The novel coronavirus enters the human cell with the help of a spike protein that is present on its envelope. Usually, our body replies to them by producing antibodies during its course of searching the appropriate receptor that is ACE2. But unfortunately, our body cannot recognize the virus particle during its entry into the cell. The answer to why is due to the presence of the sugar (glycans) that coats the spike protein. As a result, the virus camouflages itself as harmless from the defending antibody and easily enters the host cell.
Researchers have uncovered the atomic makeup of the sugary shield on the coronavirus by using Frontera supercomputer at Texas Advanced Computing Center (TACC). Simulation and modeling explain that the shield, called glycans, prime the virus for infection by changing the shape of its spike protein. Rommie Amaro, a professor of chemistry and biochemistry at UCSD, and colleagues have used computational methods to build data-centric models of the virus, followed by computer simulation to find out the answer to various questions.

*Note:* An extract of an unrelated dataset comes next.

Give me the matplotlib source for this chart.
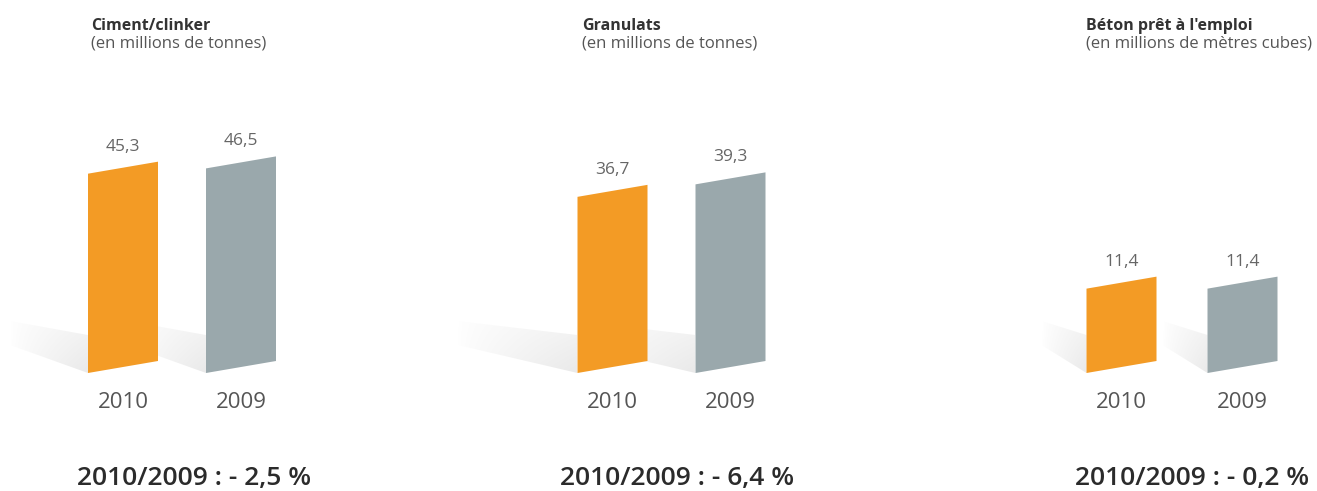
import numpy as np
import matplotlib.pyplot as plt
from matplotlib.patches import Polygon
from matplotlib.transforms import Affine2D

plt.rcParams['font.family'] = ['Open Sans', 'DejaVu Sans']

# données
titres = ['Ciment/clinker', 'Granulats', "Béton prêt à l'emploi"]
unites = ['(en millions de tonnes)', '(en millions de tonnes)',
          '(en millions de mètres cubes)']
annees = ['2010', '2009']
val_2010 = [45.3, 36.7, 11.4]
val_2009 = [46.5, 39.3, 11.4]
variations = [-2.5, -6.4, -0.2]

couleurs = ['#F39B25', '#9AA8AC']

# mise en page (pixels)
W, H = 1317, 491
base_px = 118            # ligne de base des barres depuis le bas
haut_ax = 260            # hauteur des axes
centre_px = [123, 612.5, 1121.5]   # centre de la barre 2010
pas_px = [118, 118, 121]           # écart entre les deux barres
echelle = [4.4, 4.8, 7.4]          # pixels par unité
ombre_px = [78, 120, 45]           # longueur de l'ombre
titre_x = [91, 582, 1086]
var_x = [194, 677, 1192]
pente = 12 / 70
larg_px = 70


def fmt(v):
    return f'{v:.1f}'.replace('.', ',')


fig = plt.figure(figsize=(W / 100, H / 100), dpi=100)

for p in range(3):
    step = pas_px[p]
    sc = echelle[p]
    ax = fig.add_axes([(centre_px[p] - 1.45 * step) / W, base_px / H,
                       3 * step / W, haut_ax / H])
    ax.axis('off')
    bw = larg_px / step
    k = pente * step / sc

    valeurs = [val_2010[p], val_2009[p]]
    for i, v in enumerate(valeurs):
        x = i
        xl = x - bw / 2
        skew = (Affine2D().translate(-xl, 0).skew(0, np.arctan(k))
                .translate(xl, 0) + ax.transData)

        # ombre portée (dégradé)
        L = ombre_px[p] / step
        pts = np.array([[0, 0], [0, 38], [-ombre_px[p], 52], [-ombre_px[p], 28]], float)
        pts[:, 0] = xl + pts[:, 0] / step
        pts[:, 1] = pts[:, 1] / sc
        poly = Polygon(pts, closed=True, facecolor='none', edgecolor='none',
                       transform=ax.transData)
        ax.add_patch(poly)
        gx = np.linspace(0, 1, 80)
        gy = np.linspace(1, 0, 40)
        GX, GY = np.meshgrid(gx, gy)
        alpha = 0.30 * GX ** 0.7 * (1 - 0.5 * GY)
        img = np.zeros((40, 80, 4))
        img[..., :3] = 0.72
        img[..., 3] = alpha
        im = ax.imshow(img, extent=(xl - L, xl, 0, 52 / sc), aspect='auto',
                       interpolation='bilinear', zorder=1)
        im.set_clip_path(poly)

        bars = ax.bar(x, v, width=bw, color=couleurs[i], linewidth=0, zorder=3)
        bars[0].set_transform(skew)

        ax.annotate(fmt(v), xy=(x, v), xycoords=skew, xytext=(0, 21),
                    textcoords='offset pixels', ha='center', va='center',
                    fontsize=12.5, color='#666666')
        ax.annotate(annees[i], xy=(x, 0), xycoords='data', xytext=(0, -29),
                    textcoords='offset pixels', ha='center', va='center',
                    fontsize=16, color='#555555')

    ax.set_xlim(-1.45, 1.55)
    ax.set_ylim(0, haut_ax / sc)

    fig.text(titre_x[p] / W, 1 - 26 / H, titres[p], fontsize=11.5,
             fontweight='bold', color='#333333', va='center')
    fig.text(titre_x[p] / W, 1 - 43 / H, unites[p], fontsize=12,
             color='#555555', va='center')
    fig.text(var_x[p] / W, 1 - 478 / H,
             f'2010/2009 : - {fmt(abs(variations[p]))} %',
             fontsize=19, fontweight='semibold', color='#2b2b2b',
             ha='center', va='center')

fig.savefig('out.png', dpi=100)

They started with experimental datasets that showed the structure of the virus, including cryo-EM structures from the Jason McLellan Lab of the University of Texas at Austin, and from the lab of David at the University of Washington. These help the researchers to look at the structure more clearly. Also, the computer simulation has provided a cohesive picture of the spike protein along with the glycans and it also shows how exactly it looks like.

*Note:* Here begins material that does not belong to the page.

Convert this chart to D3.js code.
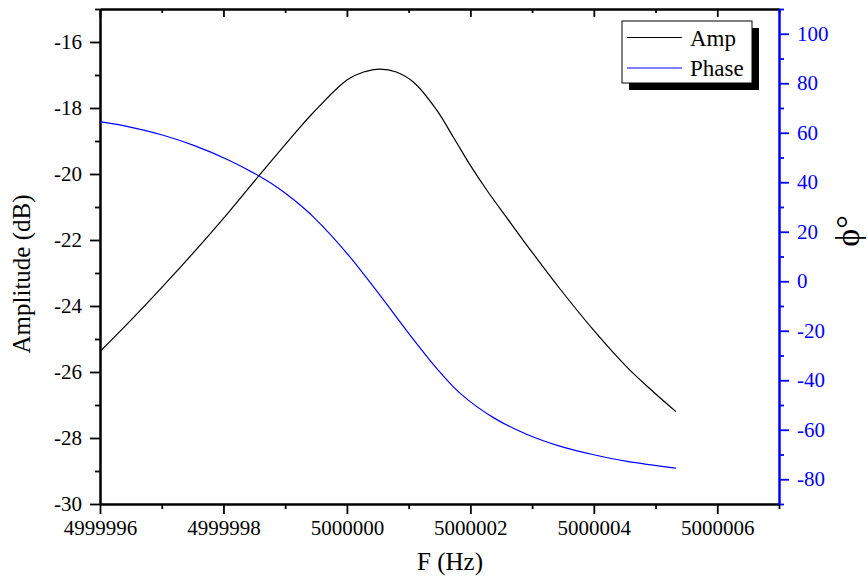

Roles of glycan in the spike protein
After analyzing the structure, scientists found the functions of the glycan in the spike protein. Initially, we have seen how this glycan helps in protecting the virus from the host antibody. Glycan, a sugar-like molecule coat each of 65-odd spike protein that adorns the coronavirus. It covers the surface of the viral spike protein, which is the most exposed part responsible for the initial infection of the host cell.

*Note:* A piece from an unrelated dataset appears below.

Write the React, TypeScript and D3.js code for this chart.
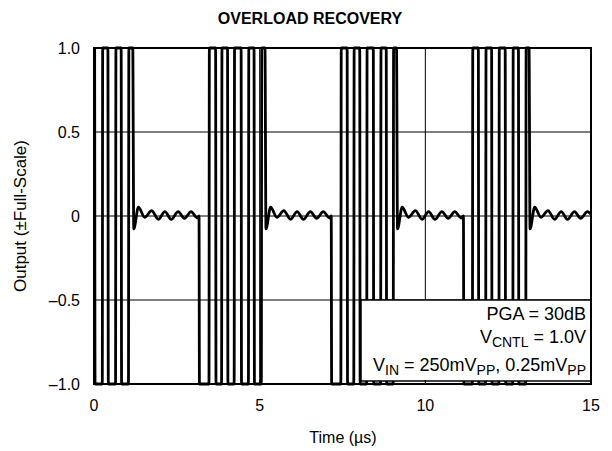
import React from 'react';
import * as d3 from 'd3';

// ---- data ----
const xTicks = [0, 5, 10, 15];
const xTickLabels = ['0', '5', '10', '15'];
const yTicks = [1.0, 0.5, 0, -0.5, -1.0];
const yTickLabels = ['1.0', '0.5', '0', '–0.5', '–1.0'];
const xGrid = [5, 10];
const yGrid = [0.5, 0, -0.5];

// toggle times (µs) of the clipped output inside each burst
const burst1Edges = [0.02, 0.25, 0.42, 0.65, 0.82, 1.04];
const burst2Edges = [3.17, 3.47, 3.67, 3.85, 4.03, 4.23, 4.44, 4.66, 4.83, 5.05];
const burst3Edges = [7.16, 7.45, 7.64, 7.84, 8.02, 8.23, 8.43, 8.65, 8.82, 9.03];
const burst4Edges = [11.15, 11.42, 11.6, 11.82, 12.0, 12.22, 12.41, 12.64, 12.81, 13.03];
// time at which each burst ends and the recovery ringing begins
const burstEnds = [1.17, 5.16, 9.13, 13.13];
// recovery ringing after a burst: offset from burst end (µs) and value (±FS)
const ringOffsets = [0.03, 0.17, 0.36, 0.57, 0.77, 0.97, 1.16, 1.37, 1.56, 1.76, 1.95];
const ringValues = [-0.077, 0.052, -0.008, 0.032, -0.02, 0.026, -0.02, 0.026, -0.014, 0.026, -0.012];

const W = 612;
const H = 451;
const M = { left: 94, right: 591, top: 48, bottom: 384 };

export default function App() {
  const x = d3.scaleLinear().domain([0, 15]).range([M.left, M.right]);
  const y = d3.scaleLinear().domain([-1, 1]).range([M.bottom, M.top]);

  const bursts = [burst1Edges, burst2Edges, burst3Edges, burst4Edges];
  const RISE = 0.012;
  const pts: [number, number][] = [];
  bursts.forEach((edges, i) => {
    const n = edges.length;
    const levelAfter = (j: number) => ((n - 1 - j) % 2 === 0 ? 1 : -1);
    edges.forEach((e, j) => {
      let prev: number;
      if (j === 0) prev = i === 0 ? -levelAfter(0) : 0;
      else prev = levelAfter(j - 1);
      pts.push([e, prev]);
      pts.push([e + RISE, levelAfter(j)]);
    });
    const end = burstEnds[i];
    pts.push([end, 1]);
    const nextStart = i < bursts.length - 1 ? bursts[i + 1][0] : 15.2;
    ringOffsets.forEach((o, k) => {
      const t = end + o;
      if (t < nextStart - 0.02) pts.push([t, ringValues[k]]);
    });
  });

  const line = d3
    .line<[number, number]>()
    .x((d) => x(d[0]))
    .y((d) => y(d[1]))
    .curve(d3.curveMonotoneX);

  const font = 'Liberation Sans, Arial, Helvetica, sans-serif';
  const lx = 586;

  return (
    <svg
      width={W}
      height={H}
      style={{ position: 'absolute', left: 0, top: 0, background: '#fff' }}
      fontFamily={font}
    >
      <defs>
        <clipPath id="plotclip">
          <rect x={M.left} y={M.top - 3} width={M.right - M.left} height={M.bottom - M.top + 6} />
        </clipPath>
      </defs>
      <rect x={0} y={0} width={W} height={H} fill="#fff" />
      <text x={310} y={24} textAnchor="middle" fontSize={16} fontWeight="bold" fill="#000">
        OVERLOAD RECOVERY
      </text>

      {/* grid */}
      {yGrid.map((v) => (
        <line key={'gy' + v} x1={M.left} x2={M.right} y1={y(v)} y2={y(v)} stroke="#000" strokeWidth={1} />
      ))}
      {xGrid.map((v) => (
        <line key={'gx' + v} x1={x(v)} x2={x(v)} y1={M.top} y2={M.bottom} stroke="#000" strokeWidth={1} />
      ))}

      {/* waveform */}
      <path
        d={line(pts) || ''}
        fill="none"
        stroke="#000"
        strokeWidth={2.8}
        strokeLinejoin="round"
        clipPath="url(#plotclip)"
      />

      {/* legend box */}
      <rect x={361} y={y(-0.5)} width={M.right - 361} height={381 - y(-0.5)} fill="#fff" stroke="#000" strokeWidth={1.5} />
      <text x={lx} y={320} textAnchor="end" fontSize={18} fill="#000">
        PGA = 30dB
      </text>
      <text x={lx} y={343} textAnchor="end" fontSize={18} fill="#000">
        V<tspan fontSize={14} dy={4}>CNTL</tspan>
        <tspan dy={-4}> = 1.0V</tspan>
      </text>
      <text x={lx} y={371} textAnchor="end" fontSize={18} fill="#000">
        V<tspan fontSize={14} dy={4}>IN</tspan>
        <tspan dy={-4}> = 250mV</tspan>
        <tspan fontSize={14} dy={4}>PP</tspan>
        <tspan dy={-4}>, 0.25mV</tspan>
        <tspan fontSize={14} dy={4}>PP</tspan>
      </text>

      {/* frame */}
      <rect x={M.left} y={M.top} width={M.right - M.left} height={M.bottom - M.top} fill="none" stroke="#000" strokeWidth={2} />
      {xGrid.map((v) => (
        <line key={'tk' + v} x1={x(v)} x2={x(v)} y1={M.bottom} y2={M.bottom - 4} stroke="#000" strokeWidth={1} />
      ))}

      {/* tick labels */}
      {xTicks.map((v, i) => (
        <text key={'xt' + v} x={x(v)} y={411} textAnchor="middle" fontSize={16} fill="#000">
          {xTickLabels[i]}
        </text>
      ))}
      {yTicks.map((v, i) => (
        <text key={'yt' + v} x={80} y={y(v) + 5.5} textAnchor="end" fontSize={16} fill="#000">
          {yTickLabels[i]}
        </text>
      ))}

      {/* axis titles */}
      <text x={343} y={443} textAnchor="middle" fontSize={16} fill="#000">
        Time (µs)
      </text>
      <text
        transform={`translate(26, ${(M.top + M.bottom) / 2}) rotate(-90)`}
        textAnchor="middle"
        fontSize={17}
        fill="#000"
      >
        Output (±Full-Scale)
      </text>
    </svg>
  );
}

The study clearly shows that the spike protein has to undergo a large structural change to infect the human cell. For that to happen, the receptor-binding domain has to lift some pieces of the spike protein over the glycan shield. This holds well for open conformation. In the case of closed conformation, the shield completely covers the spike protein and blocks them from entering the cell. Amaro also said that in the open conformation, two glycans prop up the protein which makes them understand the role of glycans is not just restricted to shielding, but also in activating some chemical groups to provoke the spike proteins. When these processes are done, it is efficiently locked with te receptor and loaded into the human cell.
Even small research can make a big difference in succeeding war against COVID-19. This research team has used about 2.3 million Frontera node hours for molecular dynamics simulation and modeling to conclude the results. Thanks to Frontera for giving such information about the mechanism of how proteins move even in microseconds or milliseconds at a relative dynamic motion.